Y, al fondo, está siempre presente el asunto político, con unos gobernantes misteriosos y bien alejados moralmente de sus súbditos y con una disparatada inestabilidad de la que se asombra y se ríe Lamparilla: “Que en progresión singular / y siguiendo este registro / quien no haya sido ministro / no se pueda empadronar”. En fin, todo se arregla y el complot alcanza el éxito: el conde de Floridablanca sustituye a Grimaldi, con la consiguiente división de pareceres de toda la concurrencia. ¡Es igual! Lamparilla, que parece que haya leído El gatopardo, sabe más: “Ay, señoras, qué ilusión / pensar que porque ha cambiado / el secretario de Estado / será feliz la nación. // Aunque suban a millares / a enmendar pasados yerros, / siempre son los mismos perros / con diferentes collares”.

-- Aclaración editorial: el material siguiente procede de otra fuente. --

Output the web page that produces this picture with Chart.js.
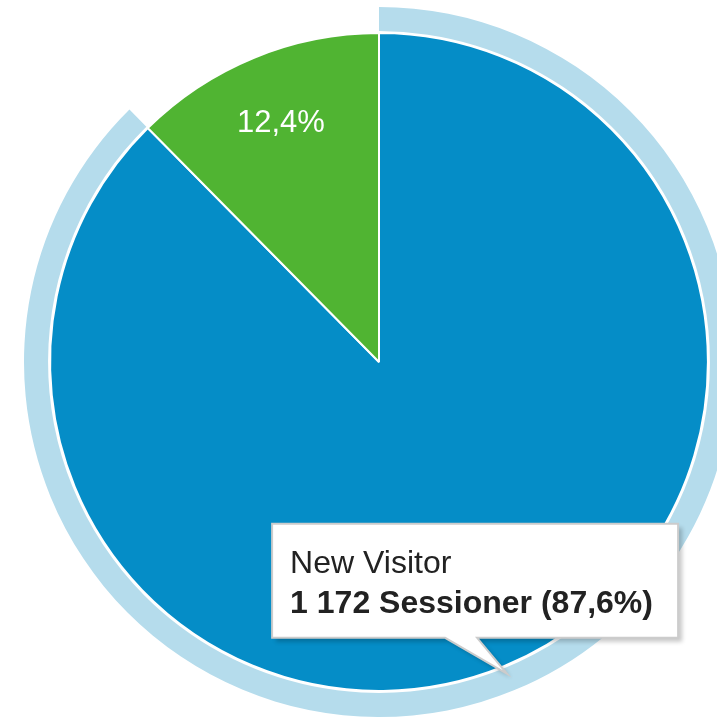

Poco más se puede añadir. Si acaso una invitación: una de las funciones de este último montaje está disponible en Youtube, gracias a la generosidad del Teatro de la Zarzuela que, esquivada la privatización, da ejemplo de lo que debe ser un teatro público. Si a usted le gusta la zarzuela, la función es espléndida; si, en cambio, no conoce usted este género de teatro musical, no hay mejor obra que El barberillo de Lavapiés para un primer contacto; en cualquier caso, merece mucho la pena verlo. Por lo demás, solo queda desearle a Lamparilla, a Paloma, y a la zarzuela en general, lo que merecen: salud, dinero y bellotas.